Sampson’s talk will explain how it was only recently that palaeontologists have learned that most dinosaurs—among them horned, duck-billed, dome-headed, and armored plant-eaters, as well as giant tyrannosaur meat-eaters and smaller “raptor-like” predators—existed on a “lost continent” known as “Laramidia.”
He will look at how so many giant animals were able to co-exist on such a diminutive landmass, why most of these dinosaurs were adorned with bizarre bony features such as horns, crests, domes, or spikes, and what factors may have led to the great extinction of dinosaurs at the close of the Mesozoic Era.

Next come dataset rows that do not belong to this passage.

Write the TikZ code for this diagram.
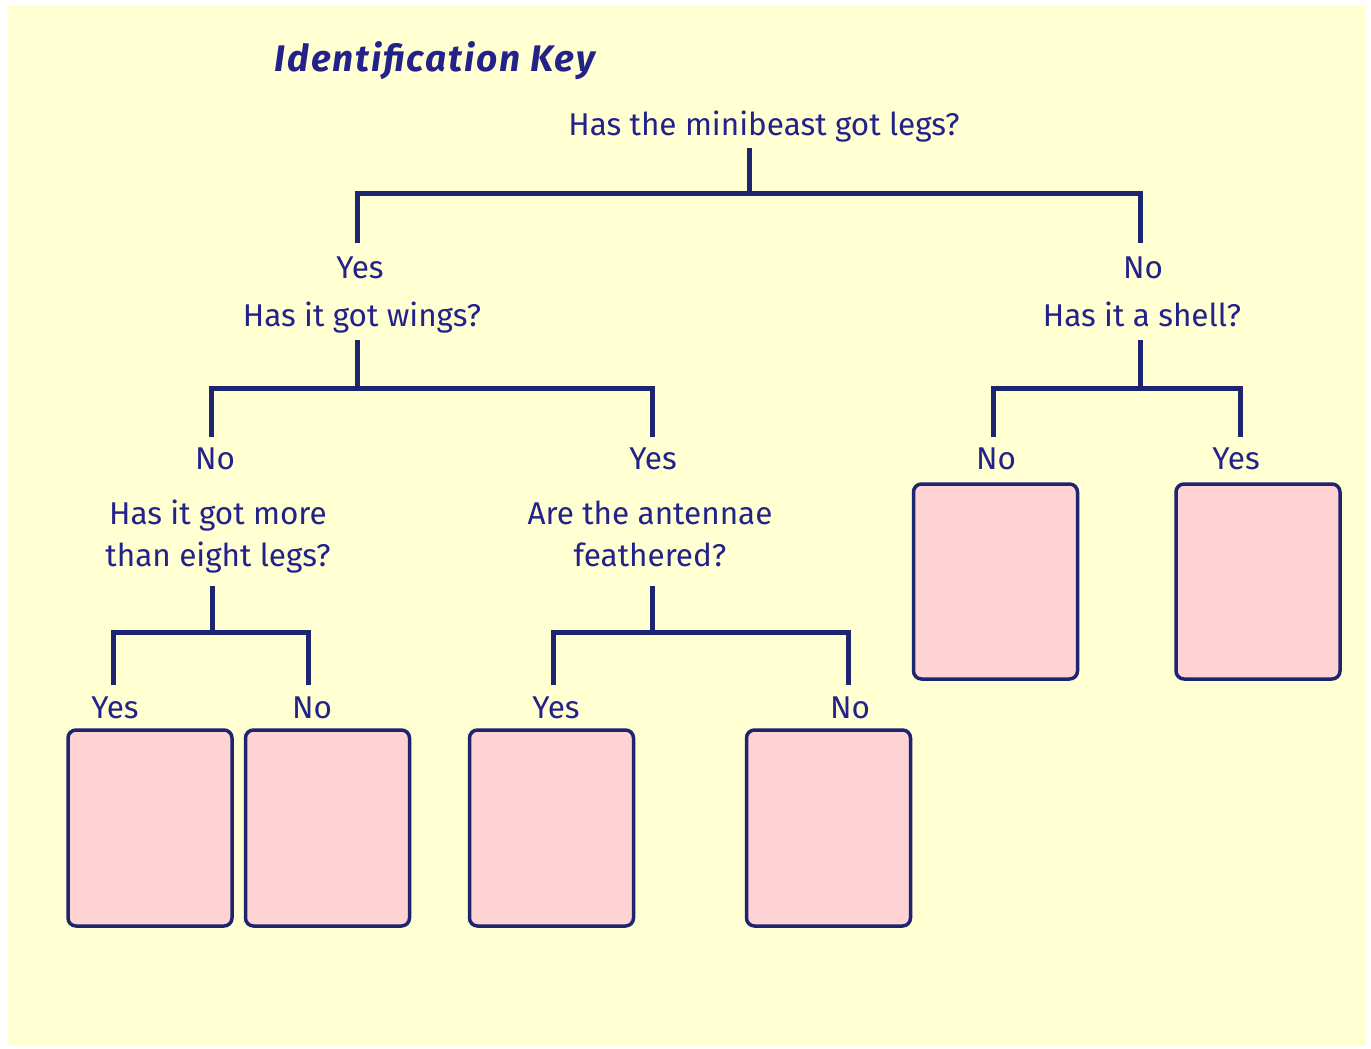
\documentclass[tikz,border=0pt]{standalone}
\usepackage{fontspec}
\setmainfont{Fira Sans}
\definecolor{bgy}{HTML}{FFFFD2}
\definecolor{txtc}{HTML}{22228A}
\definecolor{linec}{HTML}{1D2470}
\definecolor{boxf}{HTML}{FFD3D3}
\begin{document}
\begin{tikzpicture}[x=1pt,y=-1pt,
  lbl/.style={text=txtc,font=\fontsize{31.5}{42}\selectfont,anchor=base,inner sep=0pt,align=center},
  conn/.style={draw=linec,line width=5pt,line cap=rect},
  leaf/.style={draw=linec,fill=boxf,line width=3.5pt,rounded corners=8pt,minimum width=164pt,inner sep=0pt}]
\useasboundingbox (0,0) rectangle (1371,1049);
\fill[white] (0,0) rectangle (1371,1049);
\fill[bgy] (8,5) rectangle (1366,1046);
% title
\node[text=txtc,font=\fontsize{37}{42}\selectfont\addfontfeature{LetterSpace=5}\bfseries\itshape,anchor=base,inner sep=0pt] (title) at (435,72) {Identification Key};
% questions and answers
\node[lbl] (q0) at (764,135) {Has the minibeast got legs?};
\node[lbl] (yes1) at (360,278) {Yes};
\node[lbl] (q1) at (362,326) {Has it got wings?};
\node[lbl] (no1) at (1143,278) {No};
\node[lbl] (q2) at (1142,326) {Has it a shell?};
\node[lbl] (no2) at (215,469) {No};
\node[lbl] (q3) at (218,566) {Has it got more\\than eight legs?};
\node[lbl] (yes2) at (653,469) {Yes};
\node[lbl] (q4) at (650,566) {Are the antennae\\feathered?};
\node[lbl] (no3) at (996,469) {No};
\node[lbl] (yes3) at (1236,469) {Yes};
\node[lbl] (yes4) at (115,718) {Yes};
\node[lbl] (no4) at (312,718) {No};
\node[lbl] (yes5) at (556,718) {Yes};
\node[lbl] (no5) at (850,718) {No};
% boxes
\node[leaf,minimum height=196pt] (b1) at (150,828) {};
\node[leaf,minimum height=196pt] (b2) at (327.5,828) {};
\node[leaf,minimum height=196pt] (b3) at (551.5,828) {};
\node[leaf,minimum height=196pt] (b4) at (828.5,828) {};
\node[leaf,minimum height=195pt] (b5) at (995.5,581.5) {};
\node[leaf,minimum height=195pt] (b6) at (1258,581.5) {};
% connector coordinates
\coordinate (s0) at (749,150);
\coordinate (j0) at (749,193);
\coordinate (e0a) at (357,243);
\coordinate (e0b) at (1140,243);
\coordinate (s1) at (357,342);
\coordinate (j1) at (357,388);
\coordinate (e1a) at (211,437);
\coordinate (e1b) at (652,437);
\coordinate (s2) at (1140,342);
\coordinate (j2) at (1140,388);
\coordinate (e2a) at (993,437);
\coordinate (e2b) at (1240,437);
\coordinate (s3) at (212,588);
\coordinate (j3) at (212,632);
\coordinate (e3a) at (113,685);
\coordinate (e3b) at (308,685);
\coordinate (s4) at (652,588);
\coordinate (j4) at (652,632);
\coordinate (e4a) at (553,685);
\coordinate (e4b) at (848,685);
\foreach \s/\j/\a/\b in {s0/j0/e0a/e0b,s1/j1/e1a/e1b,s2/j2/e2a/e2b,s3/j3/e3a/e3b,s4/j4/e4a/e4b}{
  \draw[conn] (\s) -- (\j);
  \draw[conn,line cap=butt] (\a) -- (\a |- \j) -- (\b |- \j) -- (\b);
}
\end{tikzpicture}
\end{document}
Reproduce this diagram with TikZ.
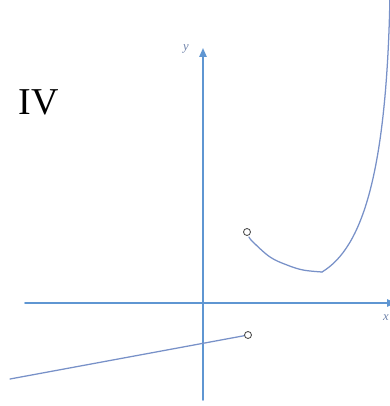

Sampson’s recently completed book, Dinosaur Odyssey: Fossil Threads in the Web of Life (University of California Press, 2009), is the first comprehensive review of dinosaur palaeontology for a general audience in more than two decades. After the talk, there will be a book signing event. Copies will be available for purchase.
The Speakers Series are free lectures. This being the 25th anniversary of the Royal Tyrrell Museum, the Speaker Series is dedicated to 25 years of discovery: highlights of palaeontological research at the Royal Tyrrell Museum.